GIVEN EXERCISE:
Leaving out every picture, retype the lines below from the top through the one that contains "Arial, Helvetica, sans-serif';".

MATERIAL:
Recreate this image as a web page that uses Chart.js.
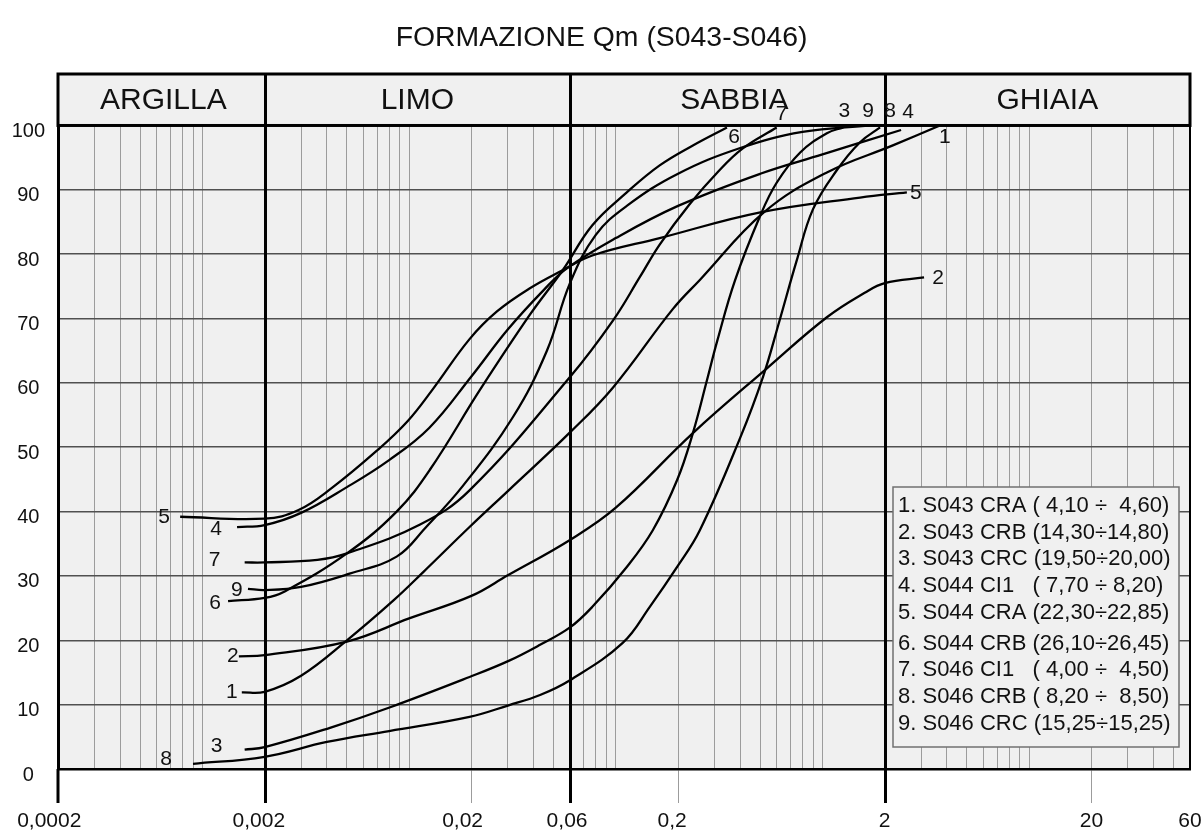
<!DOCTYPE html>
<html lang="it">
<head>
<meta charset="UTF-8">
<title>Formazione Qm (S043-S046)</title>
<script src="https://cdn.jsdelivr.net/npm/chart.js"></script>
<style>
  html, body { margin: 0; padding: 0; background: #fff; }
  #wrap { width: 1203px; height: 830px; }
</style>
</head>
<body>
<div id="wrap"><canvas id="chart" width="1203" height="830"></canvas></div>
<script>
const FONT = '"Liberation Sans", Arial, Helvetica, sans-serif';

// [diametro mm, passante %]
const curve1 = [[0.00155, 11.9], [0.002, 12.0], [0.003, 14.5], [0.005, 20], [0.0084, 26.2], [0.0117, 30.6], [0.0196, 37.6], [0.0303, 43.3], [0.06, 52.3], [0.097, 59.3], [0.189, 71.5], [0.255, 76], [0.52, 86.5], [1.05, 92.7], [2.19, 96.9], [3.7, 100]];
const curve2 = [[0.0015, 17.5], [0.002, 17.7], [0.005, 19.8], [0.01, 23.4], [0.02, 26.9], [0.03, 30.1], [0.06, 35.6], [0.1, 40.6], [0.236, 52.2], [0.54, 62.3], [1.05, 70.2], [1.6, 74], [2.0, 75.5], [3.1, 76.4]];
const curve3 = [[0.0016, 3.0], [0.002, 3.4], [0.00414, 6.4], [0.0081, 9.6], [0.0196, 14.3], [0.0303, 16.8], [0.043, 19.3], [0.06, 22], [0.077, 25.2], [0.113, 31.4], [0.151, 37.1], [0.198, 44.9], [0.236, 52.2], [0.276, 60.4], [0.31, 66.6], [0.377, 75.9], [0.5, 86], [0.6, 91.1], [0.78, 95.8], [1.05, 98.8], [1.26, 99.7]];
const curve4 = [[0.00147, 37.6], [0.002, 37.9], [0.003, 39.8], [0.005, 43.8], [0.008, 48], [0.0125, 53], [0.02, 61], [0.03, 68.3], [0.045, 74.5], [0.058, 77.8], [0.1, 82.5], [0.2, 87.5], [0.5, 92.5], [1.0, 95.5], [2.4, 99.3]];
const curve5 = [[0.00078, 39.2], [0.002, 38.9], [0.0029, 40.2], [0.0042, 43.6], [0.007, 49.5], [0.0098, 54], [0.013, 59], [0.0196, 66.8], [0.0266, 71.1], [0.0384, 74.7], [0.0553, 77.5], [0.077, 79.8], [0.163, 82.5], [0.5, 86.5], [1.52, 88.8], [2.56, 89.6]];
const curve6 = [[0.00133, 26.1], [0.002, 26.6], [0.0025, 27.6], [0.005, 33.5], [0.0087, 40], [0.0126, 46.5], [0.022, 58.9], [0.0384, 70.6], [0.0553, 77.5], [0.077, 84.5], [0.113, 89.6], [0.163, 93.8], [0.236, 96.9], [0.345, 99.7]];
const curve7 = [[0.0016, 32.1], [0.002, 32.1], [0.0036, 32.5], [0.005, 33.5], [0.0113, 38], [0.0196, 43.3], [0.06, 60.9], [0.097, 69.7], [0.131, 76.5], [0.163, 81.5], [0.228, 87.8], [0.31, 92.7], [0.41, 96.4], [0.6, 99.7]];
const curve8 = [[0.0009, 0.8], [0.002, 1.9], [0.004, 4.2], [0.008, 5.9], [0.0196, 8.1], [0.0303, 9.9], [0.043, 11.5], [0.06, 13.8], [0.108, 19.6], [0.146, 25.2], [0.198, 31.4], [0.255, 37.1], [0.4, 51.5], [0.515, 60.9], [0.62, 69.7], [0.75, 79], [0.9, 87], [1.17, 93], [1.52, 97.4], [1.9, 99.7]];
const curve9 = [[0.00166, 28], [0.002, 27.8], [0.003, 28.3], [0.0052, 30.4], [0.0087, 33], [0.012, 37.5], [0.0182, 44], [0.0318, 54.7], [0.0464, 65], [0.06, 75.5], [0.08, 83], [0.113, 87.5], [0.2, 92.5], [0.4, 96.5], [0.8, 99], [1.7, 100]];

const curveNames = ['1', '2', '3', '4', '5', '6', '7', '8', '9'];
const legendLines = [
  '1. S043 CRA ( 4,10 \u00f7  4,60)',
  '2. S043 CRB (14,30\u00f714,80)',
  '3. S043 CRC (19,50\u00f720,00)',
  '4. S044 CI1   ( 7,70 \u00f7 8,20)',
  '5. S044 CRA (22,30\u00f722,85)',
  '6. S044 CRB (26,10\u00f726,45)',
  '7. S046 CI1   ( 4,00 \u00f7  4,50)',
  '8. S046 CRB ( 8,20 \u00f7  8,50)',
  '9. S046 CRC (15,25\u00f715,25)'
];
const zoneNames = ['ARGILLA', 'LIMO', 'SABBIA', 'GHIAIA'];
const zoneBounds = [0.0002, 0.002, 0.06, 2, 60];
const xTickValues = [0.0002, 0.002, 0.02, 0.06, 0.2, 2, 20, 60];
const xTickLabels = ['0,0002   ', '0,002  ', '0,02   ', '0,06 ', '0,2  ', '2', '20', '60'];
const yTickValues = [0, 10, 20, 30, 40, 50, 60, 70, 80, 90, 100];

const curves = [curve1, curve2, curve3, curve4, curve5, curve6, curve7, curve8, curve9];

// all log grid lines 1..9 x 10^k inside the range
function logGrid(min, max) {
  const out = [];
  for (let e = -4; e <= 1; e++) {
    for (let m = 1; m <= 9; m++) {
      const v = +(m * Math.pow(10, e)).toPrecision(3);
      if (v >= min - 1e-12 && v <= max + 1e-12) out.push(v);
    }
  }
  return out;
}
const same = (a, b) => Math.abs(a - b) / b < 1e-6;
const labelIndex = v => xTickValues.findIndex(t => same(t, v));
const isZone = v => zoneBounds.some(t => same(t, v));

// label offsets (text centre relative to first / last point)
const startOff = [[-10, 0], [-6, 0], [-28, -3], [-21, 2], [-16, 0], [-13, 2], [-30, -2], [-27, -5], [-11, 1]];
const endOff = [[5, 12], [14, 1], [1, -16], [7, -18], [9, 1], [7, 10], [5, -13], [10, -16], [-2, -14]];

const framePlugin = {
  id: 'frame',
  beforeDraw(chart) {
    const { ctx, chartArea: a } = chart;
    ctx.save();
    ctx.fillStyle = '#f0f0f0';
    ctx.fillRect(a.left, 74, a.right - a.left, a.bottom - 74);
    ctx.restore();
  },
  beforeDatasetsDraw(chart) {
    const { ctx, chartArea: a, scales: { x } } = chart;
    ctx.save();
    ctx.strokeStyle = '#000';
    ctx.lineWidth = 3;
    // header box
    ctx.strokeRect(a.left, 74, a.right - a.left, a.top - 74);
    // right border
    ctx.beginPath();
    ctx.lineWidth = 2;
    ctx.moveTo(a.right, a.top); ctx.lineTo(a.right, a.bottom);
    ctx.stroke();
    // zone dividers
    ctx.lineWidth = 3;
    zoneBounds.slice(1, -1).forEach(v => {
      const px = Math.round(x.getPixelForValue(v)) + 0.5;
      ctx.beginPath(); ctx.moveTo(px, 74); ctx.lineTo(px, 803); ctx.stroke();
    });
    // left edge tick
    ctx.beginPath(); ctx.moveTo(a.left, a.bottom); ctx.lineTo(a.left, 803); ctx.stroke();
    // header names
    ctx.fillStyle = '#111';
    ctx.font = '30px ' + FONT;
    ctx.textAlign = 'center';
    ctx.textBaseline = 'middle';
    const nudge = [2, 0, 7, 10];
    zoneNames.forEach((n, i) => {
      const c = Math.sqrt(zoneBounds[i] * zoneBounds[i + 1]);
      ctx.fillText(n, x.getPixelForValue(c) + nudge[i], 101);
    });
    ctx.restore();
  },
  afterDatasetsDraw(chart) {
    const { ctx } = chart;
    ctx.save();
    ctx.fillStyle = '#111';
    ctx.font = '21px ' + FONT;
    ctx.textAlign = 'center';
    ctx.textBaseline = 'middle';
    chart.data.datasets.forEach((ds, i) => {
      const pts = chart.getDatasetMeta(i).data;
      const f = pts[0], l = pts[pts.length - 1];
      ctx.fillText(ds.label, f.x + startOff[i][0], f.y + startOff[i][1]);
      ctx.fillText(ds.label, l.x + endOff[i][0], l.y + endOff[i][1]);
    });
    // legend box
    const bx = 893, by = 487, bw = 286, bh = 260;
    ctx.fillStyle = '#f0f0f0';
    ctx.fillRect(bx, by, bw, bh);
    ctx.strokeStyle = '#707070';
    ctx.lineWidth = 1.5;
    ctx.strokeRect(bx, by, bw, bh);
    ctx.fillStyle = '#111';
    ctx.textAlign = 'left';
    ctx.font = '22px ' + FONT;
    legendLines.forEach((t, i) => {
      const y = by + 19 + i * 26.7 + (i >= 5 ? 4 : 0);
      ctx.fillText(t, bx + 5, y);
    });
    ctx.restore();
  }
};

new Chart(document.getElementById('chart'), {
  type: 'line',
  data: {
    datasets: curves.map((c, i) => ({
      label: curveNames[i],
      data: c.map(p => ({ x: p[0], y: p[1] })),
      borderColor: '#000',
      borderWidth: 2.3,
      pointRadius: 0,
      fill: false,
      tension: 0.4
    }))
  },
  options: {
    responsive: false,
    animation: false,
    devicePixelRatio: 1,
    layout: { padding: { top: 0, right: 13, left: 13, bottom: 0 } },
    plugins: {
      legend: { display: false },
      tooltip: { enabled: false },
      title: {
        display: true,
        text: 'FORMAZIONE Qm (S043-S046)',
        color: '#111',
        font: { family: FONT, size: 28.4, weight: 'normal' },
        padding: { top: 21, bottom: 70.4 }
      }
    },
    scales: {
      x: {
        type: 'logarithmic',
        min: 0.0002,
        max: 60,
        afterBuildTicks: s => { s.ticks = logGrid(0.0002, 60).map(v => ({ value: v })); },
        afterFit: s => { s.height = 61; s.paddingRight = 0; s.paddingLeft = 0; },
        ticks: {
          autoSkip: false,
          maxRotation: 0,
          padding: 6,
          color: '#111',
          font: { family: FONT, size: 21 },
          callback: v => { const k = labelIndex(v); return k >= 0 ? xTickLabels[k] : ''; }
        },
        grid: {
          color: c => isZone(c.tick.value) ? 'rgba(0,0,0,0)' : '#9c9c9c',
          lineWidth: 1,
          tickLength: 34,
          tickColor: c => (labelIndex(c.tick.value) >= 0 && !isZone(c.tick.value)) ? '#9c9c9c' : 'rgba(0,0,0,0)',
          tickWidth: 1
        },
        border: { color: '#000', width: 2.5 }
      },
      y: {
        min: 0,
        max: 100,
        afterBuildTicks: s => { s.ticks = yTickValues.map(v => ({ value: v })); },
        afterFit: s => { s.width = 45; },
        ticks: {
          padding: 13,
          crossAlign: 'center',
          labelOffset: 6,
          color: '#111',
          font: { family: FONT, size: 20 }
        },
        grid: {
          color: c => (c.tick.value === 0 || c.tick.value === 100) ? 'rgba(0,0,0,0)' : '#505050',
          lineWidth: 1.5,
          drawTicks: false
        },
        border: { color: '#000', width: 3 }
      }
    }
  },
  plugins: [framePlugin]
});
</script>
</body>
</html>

EXERCISE RESPONSE:
Recreate this image as a web page that uses Chart.js.
<!DOCTYPE html>
<html lang="it">
<head>
<meta charset="UTF-8">
<title>Formazione Qm (S043-S046)</title>
<script src="https://cdn.jsdelivr.net/npm/chart.js"></script>
<style>
  html, body { margin: 0; padding: 0; background: #fff; }
  #wrap { width: 1203px; height: 830px; }
</style>
</head>
<body>
<div id="wrap"><canvas id="chart" width="1203" height="830"></canvas></div>
<script>
const FONT = '"Liberation Sans", Arial, Helvetica, sans-serif';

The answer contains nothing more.